**Work instructions**
Repeat the data word for word. Do not include the pictures.

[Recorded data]

########

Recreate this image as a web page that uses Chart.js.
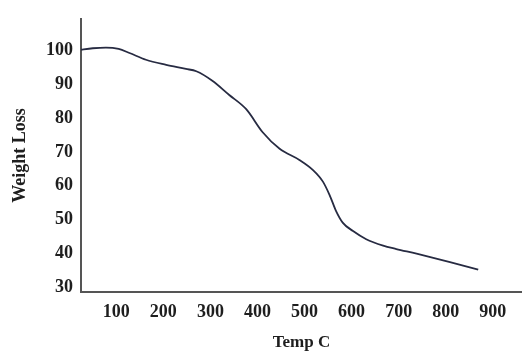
<!DOCTYPE html>
<html>
<head>
<meta charset="utf-8">
<title>Weight Loss vs Temp</title>
<script src="https://cdn.jsdelivr.net/npm/chart.js@4"></script>
<style>
  html, body { margin: 0; padding: 0; background: #fff; }
  #wrap { width: 522px; height: 353px; position: relative; }
</style>
</head>
<body>
<div id="wrap"><canvas id="myChart"></canvas></div>
<script>
// values (temperature in C, weight in %)
let temps = [21, 50, 78, 105, 128, 163, 206, 248, 270, 304, 340, 376, 411, 447, 489, 518, 539, 553, 567, 581, 603, 631, 667, 695, 738, 809, 869]
let weights = [100.1, 100.6, 100.8, 100.4, 99.2, 97.2, 95.7, 94.5, 93.8, 91.0, 86.8, 82.6, 75.8, 70.9, 67.6, 64.6, 61.2, 57.3, 52.5, 49.1, 46.6, 44.2, 42.3, 41.3, 39.9, 37.4, 35.2]

// tick labels on both axes
let xTicks = [100, 200, 300, 400, 500, 600, 700, 800, 900]
let yTicks = [30, 40, 50, 60, 70, 80, 90, 100]

// build the point list for the line
let points = []
for (let i = 0; i < temps.length; i++) {
    points.push({ x: temps[i], y: weights[i] })
}

let serif = "'Liberation Serif', 'DejaVu Serif', serif"

let ctx = document.getElementById('myChart').getContext('2d')
let chart = new Chart(ctx, {
    type: 'line',
    data: {
        datasets: [{
            label: 'Weight Loss',
            data: points,
            borderColor: '#272b42',
            borderWidth: 1.8,
            pointRadius: 0,
            cubicInterpolationMode: 'monotone',
            fill: false
        }]
    },
    options: {
        responsive: true,
        maintainAspectRatio: false,
        animation: false,
        layout: { padding: { top: 15, right: 0, left: 0, bottom: 0 } },
        plugins: {
            legend: { display: false },
            tooltip: { enabled: false }
        },
        scales: {
            x: {
                type: 'linear',
                min: 25,
                max: 962,
                grid: { display: false, drawTicks: false },
                border: { display: true, color: '#555', width: 2 },
                ticks: {
                    padding: 10,
                    color: '#1e1e1e',
                    font: { family: serif, size: 18, weight: 'bold' }
                },
                // put labels only at 100..900
                afterBuildTicks: function(scale) {
                    scale.ticks = xTicks.map(v => ({ value: v }))
                },
                afterFit: function(scale) { scale.height = 61 },
                title: {
                    display: true,
                    text: 'Temp C',
                    color: '#1e1e1e',
                    padding: { top: 0, bottom: 0 },
                    font: { family: serif, size: 17, weight: 'bold' }
                }
            },
            y: {
                type: 'linear',
                min: 28.6,
                max: 109.3,
                grid: { display: false, drawTicks: false },
                border: { display: true, color: '#555', width: 2 },
                ticks: {
                    padding: 8,
                    color: '#1e1e1e',
                    font: { family: serif, size: 18, weight: 'bold' }
                },
                afterBuildTicks: function(scale) {
                    scale.ticks = yTicks.map(v => ({ value: v }))
                },
                afterFit: function(scale) { scale.width = 81 },
                title: {
                    display: true,
                    text: 'Weight Loss',
                    color: '#1e1e1e',
                    padding: { top: 10, bottom: 0 },
                    font: { family: serif, size: 18, weight: 'bold' }
                }
            }
        }
    }
})
</script>
</body>
</html>
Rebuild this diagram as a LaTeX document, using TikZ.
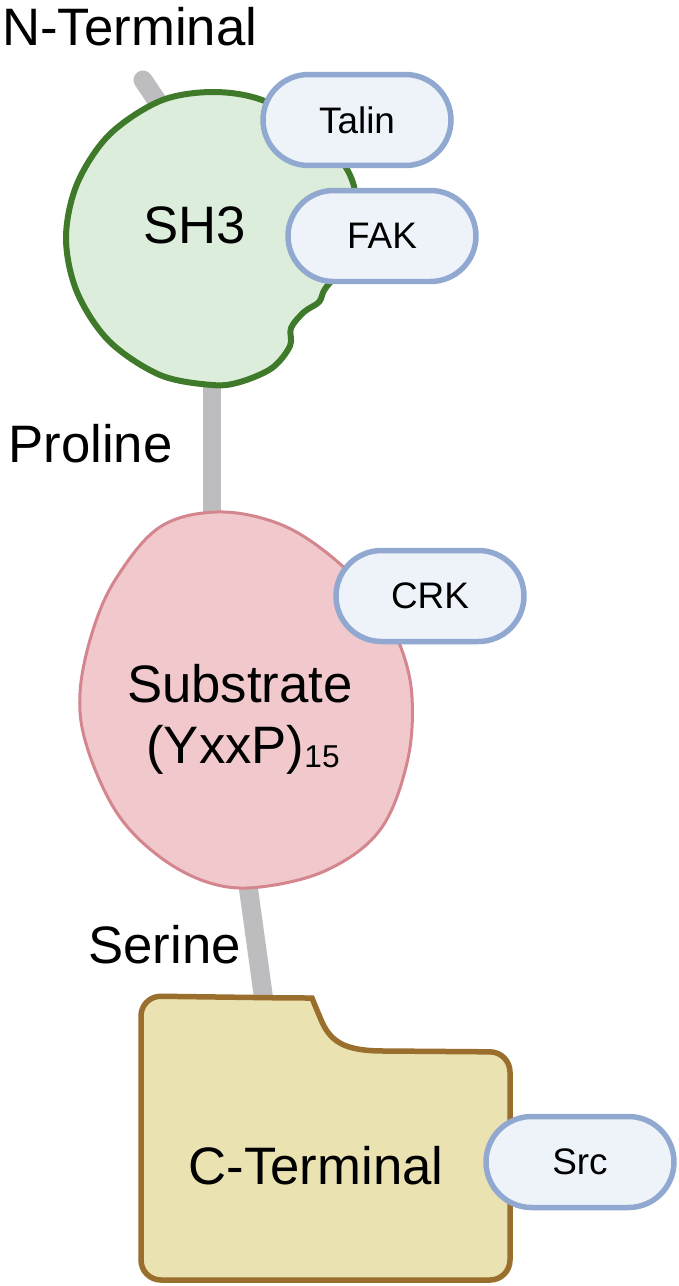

########

**Solution**
Recreate this image as a web page that uses Chart.js.
<!DOCTYPE html>
<html>
<head>
<meta charset="utf-8">
<title>Weight Loss vs Temp</title>
<script src="https://cdn.jsdelivr.net/npm/chart.js@4"></script>
<style>
  html, body { margin: 0; padding: 0; background: #fff; }
  #wrap { width: 522px; height: 353px; position: relative; }
</style>
</head>
<body>
<div id="wrap"><canvas id="myChart"></canvas></div>
<script>
// values (temperature in C, weight in %)
let temps = [21, 50, 78, 105, 128, 163, 206, 248, 270, 304, 340, 376, 411, 447, 489, 518, 539, 553, 567, 581, 603, 631, 667, 695, 738, 809, 869]
let weights = [100.1, 100.6, 100.8, 100.4, 99.2, 97.2, 95.7, 94.5, 93.8, 91.0, 86.8, 82.6, 75.8, 70.9, 67.6, 64.6, 61.2, 57.3, 52.5, 49.1, 46.6, 44.2, 42.3, 41.3, 39.9, 37.4, 35.2]

// tick labels on both axes
let xTicks = [100, 200, 300, 400, 500, 600, 700, 800, 900]
let yTicks = [30, 40, 50, 60, 70, 80, 90, 100]

// build the point list for the line
let points = []
for (let i = 0; i < temps.length; i++) {
    points.push({ x: temps[i], y: weights[i] })
}

let serif = "'Liberation Serif', 'DejaVu Serif', serif"

let ctx = document.getElementById('myChart').getContext('2d')
let chart = new Chart(ctx, {
    type: 'line',
    data: {
        datasets: [{
            label: 'Weight Loss',
            data: points,
            borderColor: '#272b42',
            borderWidth: 1.8,
            pointRadius: 0,
            cubicInterpolationMode: 'monotone',
            fill: false
        }]
    },
    options: {
        responsive: true,
        maintainAspectRatio: false,
        animation: false,
        layout: { padding: { top: 15, right: 0, left: 0, bottom: 0 } },
        plugins: {
            legend: { display: false },
            tooltip: { enabled: false }
        },
        scales: {
            x: {
                type: 'linear',
                min: 25,
                max: 962,
                grid: { display: false, drawTicks: false },
                border: { display: true, color: '#555', width: 2 },
                ticks: {
                    padding: 10,
                    color: '#1e1e1e',
                    font: { family: serif, size: 18, weight: 'bold' }
                },
                // put labels only at 100..900
                afterBuildTicks: function(scale) {
                    scale.ticks = xTicks.map(v => ({ value: v }))
                },
                afterFit: function(scale) { scale.height = 61 },
                title: {
                    display: true,
                    text: 'Temp C',
                    color: '#1e1e1e',
                    padding: { top: 0, bottom: 0 },
                    font: { family: serif, size: 17, weight: 'bold' }
                }
            },
            y: {
                type: 'linear',
                min: 28.6,
                max: 109.3,
                grid: { display: false, drawTicks: false },
                border: { display: true, color: '#555', width: 2 },
                ticks: {
                    padding: 8,
                    color: '#1e1e1e',
                    font: { family: serif, size: 18, weight: 'bold' }
                },
                afterBuildTicks: function(scale) {
                    scale.ticks = yTicks.map(v => ({ value: v }))
                },
                afterFit: function(scale) { scale.width = 81 },
                title: {
                    display: true,
                    text: 'Weight Loss',
                    color: '#1e1e1e',
                    padding: { top: 10, bottom: 0 },
                    font: { family: serif, size: 18, weight: 'bold' }
                }
            }
        }
    }
})
</script>
</body>
</html>
Rebuild this diagram as a LaTeX document, using TikZ.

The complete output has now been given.